Erzählt wird vom fiesen Hausmeister César und der schönen Mieterin Clara, deren beständig gute Laune dem missgünstigen Mann nicht bloß ein Dorn im Auge ist. César ist von Clara regelrecht besessen. Auf abstoßende Weise drängt sich der eingetrocknete Einzelgänger unbemerkt in das Leben der energiesprühenden Frau und verwandelt es in eine Hölle auf Erden. Warum? Er könne kein Glück empfinden, sagt César über sich. Und, was noch schlimmer ist, er kann auch das Glück der anderen nicht ertragen. Also trachtet er danach, es zu zerstören. César ist nicht bloß ein Grantscherben oder ein Misanthrop.
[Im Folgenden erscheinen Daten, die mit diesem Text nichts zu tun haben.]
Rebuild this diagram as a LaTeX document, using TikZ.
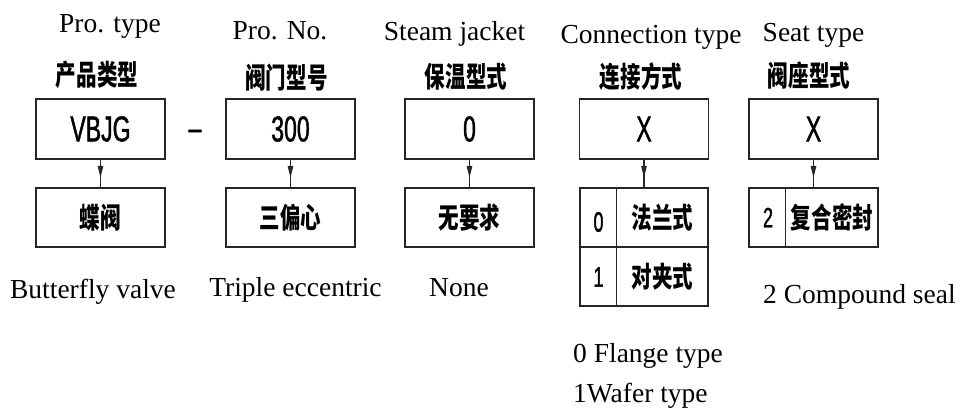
\documentclass[tikz,border=0pt]{standalone}
\usepackage{fontspec}
\setmainfont{Liberation Serif}
\newfontfamily\cjk[FakeStretch=0.72]{Noto Sans CJK SC}
\newfontfamily\cond[FakeStretch=0.64,FakeBold=1.2]{Liberation Sans}
\usetikzlibrary{arrows.meta,decorations.markings}
\begin{document}
\begin{tikzpicture}[x=1pt,y=-1pt,
  box/.style={draw=black!85,line width=1.3pt,minimum width=129pt,minimum height=60pt,inner sep=0pt},
  en/.style={font=\fontsize{27.5}{30}\selectfont,inner sep=0pt,anchor=base},
  zh/.style={font=\cjk\bfseries\fontsize{28.5}{30}\selectfont,inner sep=0pt},
  code/.style={font=\cond\fontsize{36}{38}\selectfont,inner sep=0pt},
  dig/.style={font=\cond\fontsize{28}{30}\selectfont,inner sep=0pt},
  divline/.style={draw=black!85,line width=1.3pt},
  flow/.style={draw=black!85,line width=1.3pt,postaction={decorate},
    decoration={markings,mark=at position 0.66 with {\arrow{Triangle[length=12pt,width=5.5pt]}}}}
]
\useasboundingbox (0,0) rectangle (961,414);

% English headers
\node[en] (e1) at (110,33) {Pro. type};
\node[en] (e2) at (280,39.5) {Pro. No.};
\node[en] (e3) at (454.5,40.5) {Steam jacket};
\node[en] (e4) at (651,44) {Connection type};
\node[en] (e5) at (813.5,41.5) {Seat type};

% Chinese headers
\node[zh] (h1) at (97,75) {产品类型};
\node[zh] (h2) at (286.5,77.5) {阀门型号};
\node[zh] (h3) at (466,77) {保温型式};
\node[zh] (h4) at (641,76.5) {连接方式};
\node[zh] (h5) at (809,76) {阀座型式};

% top code boxes
\node[box,code] (t1) at (100.5,129) {VBJG};
\node[code] (dash) at (195,135) {–};
\node[box,code] (t2) at (290.5,129) {300};
\node[box,code] (t3) at (469.5,129) {0};
\node[box,code] (t4) at (644,129) {X};
\node[box,code] (t5) at (813.5,129) {X};

% bottom boxes
\node[box,minimum height=59pt,zh] (b1) at (100.5,217.5) {蝶阀};
\node[box,minimum height=59pt,zh] (b2) at (290.5,217.5) {三偏心};
\node[box,minimum height=59pt,zh] (b3) at (469.5,217.5) {无要求};

% connection table
\node[box,minimum width=128pt,minimum height=118pt] (ct) at (644,247) {};
\draw[divline] (ct.west) -- (ct.east);
\draw[divline] ([xshift=37pt]ct.north west) -- ([xshift=37pt]ct.south west);
\node[dig] (c0) at (598.5,222) {0};
\node[zh] (c0t) at (662.5,217.5) {法兰式};
\node[dig] (c1) at (598.5,277) {1};
\node[zh] (c1t) at (662.5,276.5) {对夹式};

% seat table
\node[box,minimum height=59pt] (st) at (813.5,217.5) {};
\draw[divline] ([xshift=37pt]st.north west) -- ([xshift=37pt]st.south west);
\node[dig] (s2) at (768,217.5) {2};
\node[zh] (s2t) at (832,217.5) {复合密封};

% arrows
\draw[flow] (t1) -- (b1);
\draw[flow] (t2) -- (b2);
\draw[flow] (t3) -- (b3);
\draw[flow] (t4) -- (ct);
\draw[flow] (t5) -- (st);

% English descriptions
\node[en] (d1) at (93,298) {Butterfly valve};
\node[en] (d2) at (295.5,296) {Triple eccentric};
\node[en,anchor=base west] (d3) at (429,296) {None};
\node[en,anchor=base west] (d5) at (763,303) {2 Compound seal};
\node[en,anchor=base west] (d4a) at (573,362) {0 Flange type};
\node[en,anchor=base west] (d4b) at (573,402) {1Wafer type};
\end{tikzpicture}
\end{document}
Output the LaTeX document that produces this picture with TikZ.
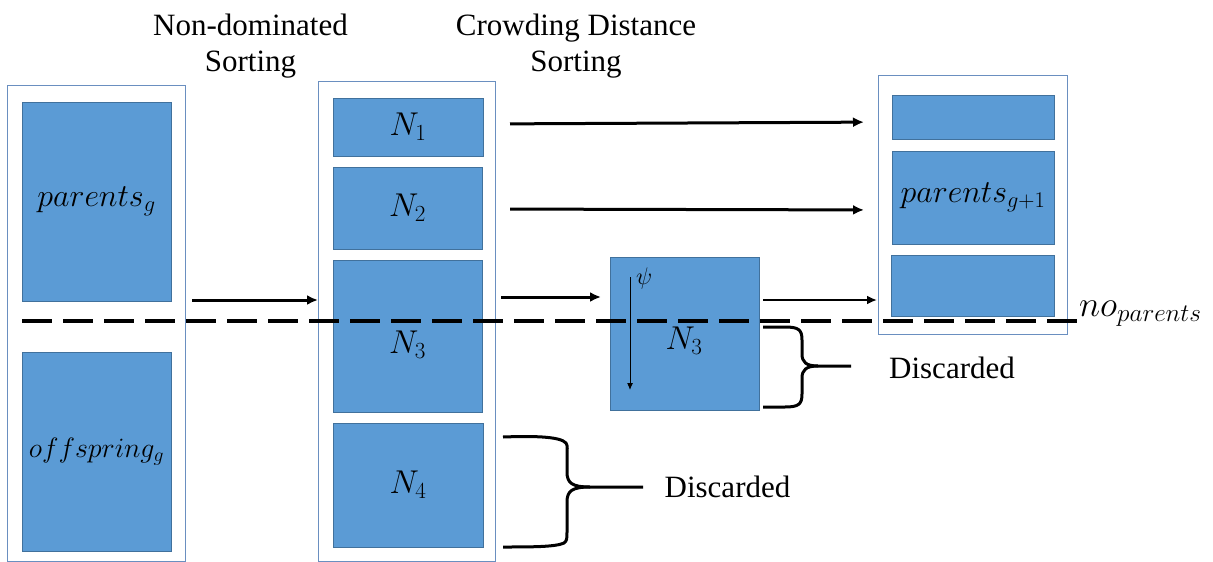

César ist ein schwarzes Loch, das nach Ausdehnung strebt, negative Energie in reiner Form, Vernichtungstrieb, Antimaterie.

Und es ist der Umstand, dass Balagueró seinem Publikum diesen Unsympathen – den Luis Tosar mit beunruhigendem Gusto am sadistischen Gestus spielt – als Identifikationsfigur förmlich aufdrängt, der Sleep Tight / Mientras duermes zu einem so schwer erträglichen Film macht. Wie perfekt geölte Rädchen greifen die Mechanismen des Thrillergenres ineinander und erstaunt stellt man fest, dass man mit dem unter Claras Bett versteckten Perversling um dessen Entdeckung fürchtet, obgleich dieser die unter Drogen Gesetzte eben erst vergewaltigt hat und man eigentlich seinen Tod wünschen müsste. Aus diesem Dilemma des vom Suspense verursachten Mitfieberns einerseits und dem Entsetzen über das Treiben der Hauptfigur andererseits gibt es auch in der Folge kein Entrinnen. Das Böse ist ein Faktum der Welt – und es überdauert diesmal auch im Film.